Наряду со скотоводством, являющимся основным источником существования населения, существовали охотничьи промыслы. «Охотой они добывают себе значительную часть своего пропитания», — говорит Рубрук[251]. О том же за несколько лет до него писал и Плано Карпини: «Их пищу составляет все, что можно разжевать, именно они едят собак, волков, лисиц и лошадей, а в случае нужды вкушают человеческое мясо(?). Хлебов у них нет, равно как и овощей[252]. Употребление в пищу монголами человеческого мяса не подтверждается другими источниками, но мясо волков, лисиц и других диких зверей долгое время служило пищей кочевников. Население улусов Шайбана и Орда-Ичена, обитавшее в Зауралье, во времена Марко Поло оставалось охотниками. Однако во времена Ибн-Батута и других путешественников, сообщениями которых пользовался Эль-Омари, охота уже не имела такого значения.
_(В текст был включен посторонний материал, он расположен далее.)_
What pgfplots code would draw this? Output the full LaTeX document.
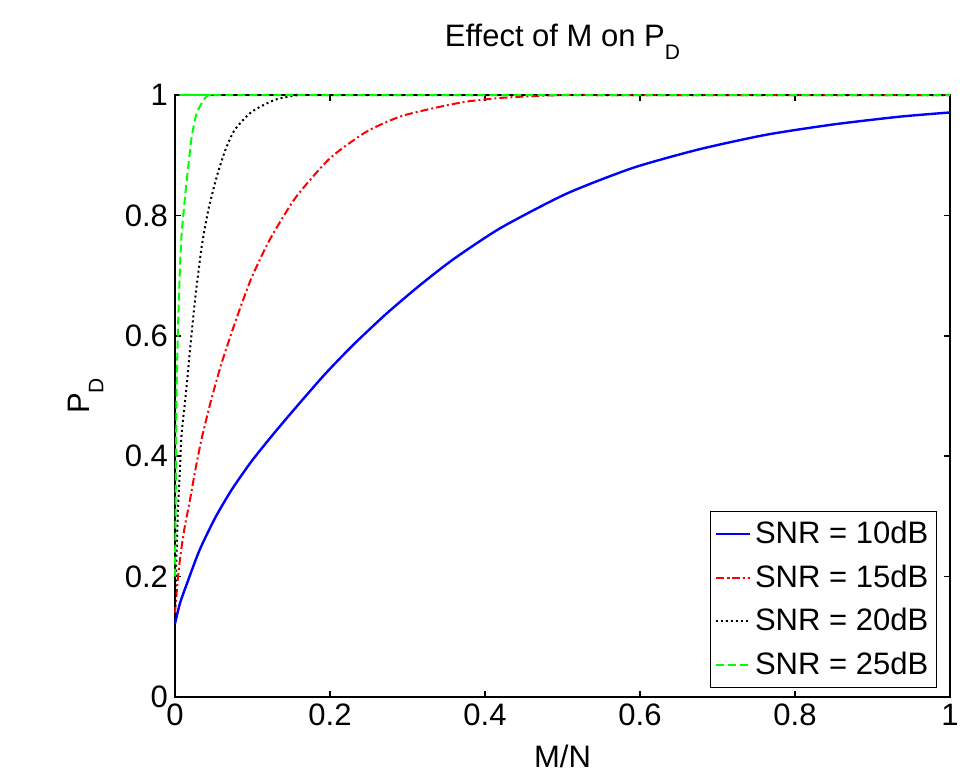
\documentclass[border=0pt]{standalone}
\usepackage{graphicx}
\usepackage{pgfplots}
\pgfplotsset{compat=1.18}
\usepackage{fontspec}
\setmainfont{Liberation Sans}
\begin{document}
\begin{tikzpicture}
\begin{axis}[
  at={(0,0)}, anchor=south west,
  width=387.5pt, height=301pt, scale only axis,
  xmin=0, xmax=1, ymin=0, ymax=1,
  xtick={0,0.2,0.4,0.6,0.8,1}, ytick={0,0.2,0.4,0.6,0.8,1},
  tick align=inside, xtick pos=both, ytick pos=both,
  major tick length=3pt,
  axis line style={line width=1pt},
  every tick/.style={black, line width=0.8pt},
  /pgf/number format/assume math mode=true,
  tick label style={font=\fontsize{15.5}{18}\selectfont},
  clip=false,
  title={Effect of M on P\raisebox{-0.45em}{\fontsize{10.5}{12}\selectfont D}},
  title style={at={(axis description cs:0.5,1)}, anchor=base, yshift=18.5pt, font=\fontsize{15.5}{18}\selectfont},
  xlabel={M/N},
  xlabel style={at={(axis description cs:0.5,0)}, anchor=north, yshift=-20.5pt, font=\fontsize{15.5}{18}\selectfont},
  ylabel={\rotatebox{90}{P\raisebox{-0.45em}{\fontsize{10.5}{12}\selectfont D}}},
  every axis y label/.style={at={(axis description cs:-0.1383,0.5)}, anchor=west, inner sep=0pt, font=\fontsize{15.5}{18}\selectfont},
  legend cell align=left,
  legend style={at={(0.983,0.015)}, anchor=south east, draw=black, line width=0.6pt,
    font=\fontsize{15.5}{18}\selectfont, row sep=5pt, inner xsep=2pt, inner ysep=3pt},
]
\addplot[blue, line width=1.2pt, smooth, tension=0.4] coordinates {
(0,0.122) (0.0065,0.156) (0.017,0.194) (0.032,0.245) (0.052,0.298) (0.073,0.344)
(0.099,0.392) (0.129,0.440) (0.16,0.487) (0.194,0.537) (0.23,0.585) (0.273,0.637)
(0.316,0.684) (0.359,0.727) (0.42,0.779) (0.505,0.836) (0.591,0.879) (0.677,0.91)
(0.763,0.934) (0.849,0.951) (0.935,0.964) (1,0.971)};
\addlegendentry{SNR = 10dB}
\addplot[red, line width=1pt, dash pattern=on 4pt off 1.5pt on 1pt off 1.5pt, smooth, tension=0.4] coordinates {
(0,0.14) (0.0043,0.205) (0.0086,0.25) (0.0129,0.285) (0.019,0.325) (0.0258,0.374)
(0.034,0.427) (0.047,0.495) (0.06,0.554) (0.073,0.605) (0.086,0.653) (0.099,0.697)
(0.116,0.744) (0.129,0.775) (0.157,0.832) (0.2,0.895) (0.247,0.939) (0.29,0.964)
(0.333,0.978) (0.376,0.989) (0.419,0.995) (0.46,0.998) (0.5,1) (0.55,1) (1,1)};
\addlegendentry{SNR = 15dB}
\addplot[black, line width=1pt, dash pattern=on 1pt off 1.5pt, smooth, tension=0.4] coordinates {
(0,0.15) (0.0035,0.30) (0.0065,0.383) (0.0086,0.438) (0.0129,0.49) (0.016,0.53)
(0.0206,0.593) (0.0258,0.659) (0.0344,0.748) (0.043,0.809) (0.0538,0.864) (0.0645,0.907)
(0.077,0.942) (0.099,0.972) (0.129,0.992) (0.16,1) (0.19,1) (1,1)};
\addlegendentry{SNR = 20dB}
\addplot[green, line width=1pt, dash pattern=on 4pt off 2pt, smooth, tension=0.4] coordinates {
(0,0.2) (0.001,0.35) (0.0022,0.52) (0.0043,0.632) (0.0065,0.715) (0.0086,0.77)
(0.0129,0.83) (0.0172,0.882) (0.0215,0.93) (0.028,0.97) (0.0387,0.995) (0.045,1) (0.055,1) (1,1)};
\addlegendentry{SNR = 25dB}
\end{axis}
\pgfresetboundingbox
\path[use as bounding box] (-87.5pt,-38pt) rectangle (401.5pt,348.5pt);
\end{tikzpicture}
\end{document}
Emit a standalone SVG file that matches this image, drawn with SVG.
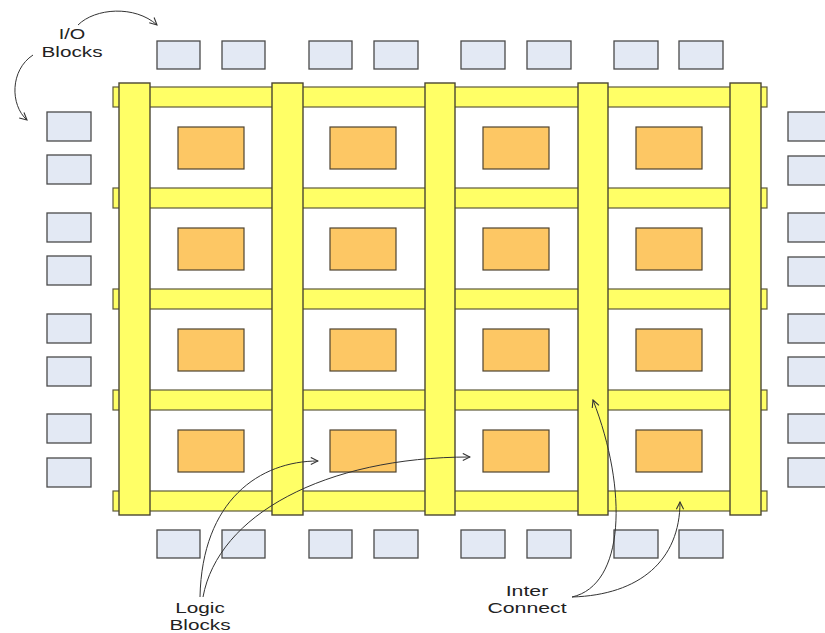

Охота осталась лишь развлечением и забавой правящей аристократии Золотой Орды. О сокольниках, волочарах, барсниках упоминается в ханских ярлыках, как о лицах, непосредственно подчиненных хану и обслуживавших потребности ханского двора.
Плано Карпини, Рубрук, оставившие нам интереснейшие данные об экономическом быте коччевников Золотой Орды, сообщая о скотоводстве и охоте, почти не говорят о земледелии. Рубрук только один раз мимоходом замечает, что у некоторых важных господ, имевших поместья на юге, возделывалось просо[253], тари (просо), упоминающееся еще в орхонских надписях VI–VII вв., кажется, было единственной культурой, известной тогда кочевникам. Судя по словам Рубрука, даже возделыванием проса занималась лишь небольшая часть населения. Длительное пребывание кочевников с земледельческим населением Хорезма, Булгар и Русью не осталось бесследным для татар. Кочевники Золотой Орды, хотя и медленно, все же стали воспринимать от своих соседей земледелие. Если им во времена Рубрука было известно только просо, то уже в конце XIII в. они знали другие виды хлебных злаков. В Половецком словаре (Codex Cumanicus), составленном в Италии в 1303 г. в качестве руководства итальянским купцам, торговавшим в Дешт-и-Кипчаке, кроме проса, упоминается ячмень (арпа), горох (бурчак) и мак[254]. Есть также указания о попытках культивирования пшеницы, но полей, засеянных пшеницей, ячменем и бобовыми культурами по сравнению с просом, было немного. «Посевов у них мало, — писал Эль — Омари в 40-х г. XIV в, — и меньше всего пшеницы, и ячменя, бобов же почти нельзя отыскать. Чаще всего встречается у них просо; им они питаются и по части произведений земли в нем заключается главная еда их»[255].
В том же Половецком словаре, наряду с названием хлебных злаков, встречается название плуга (сабан) и ряд слов, связанных с его употреблением: плугарь («сабанчи»), пахать плугом («сабан сурмак»), железный плуг («сабан тимер»), плужская земля («сабан ери») и т. д. и т. п.[256]. Кроме плуга, в Золотой Орде были знакомы и с сохой. Однажды хан Токтай послал в подарок соху темнику Ногаю, как бы желая этим сказать: «даже Ногай ушел бы в самую глубь земли, все-таки он (хан) выкопает его оттуда этою сохою»[257].
Появление плуга (сабана), сохи (сука) в Золотой Орде в качестве земледельческого орудия сам по себе факт, заслуживающий внимания, тем не менее нет надобности переоценивать ее роль, Сабан (плуг), упоминаемый в половецком словаре, применялся не везде. Узбеки и казахи, когда-то входившие в Золотую Орду, не знают этого термина. У татар, узбеков, казахов и др. народов, образовавшихся после распада Золотой Орды, отсутствует общая терминология не только для обозначения плуга и сохи, но и для обозначения печеного хлеба. У татар печеный хлеб носит название или, у узбеков — нан, у казахов — кульча, тогда как название хлебных злаков (пшеницы, ячменя, проса) и муки является общим. Отсутствие общей терминологии для обозначения плуга, печеного хлеба свидетельствует о примитивном характере земледелия, еще не успевшего отделиться от скотоводства.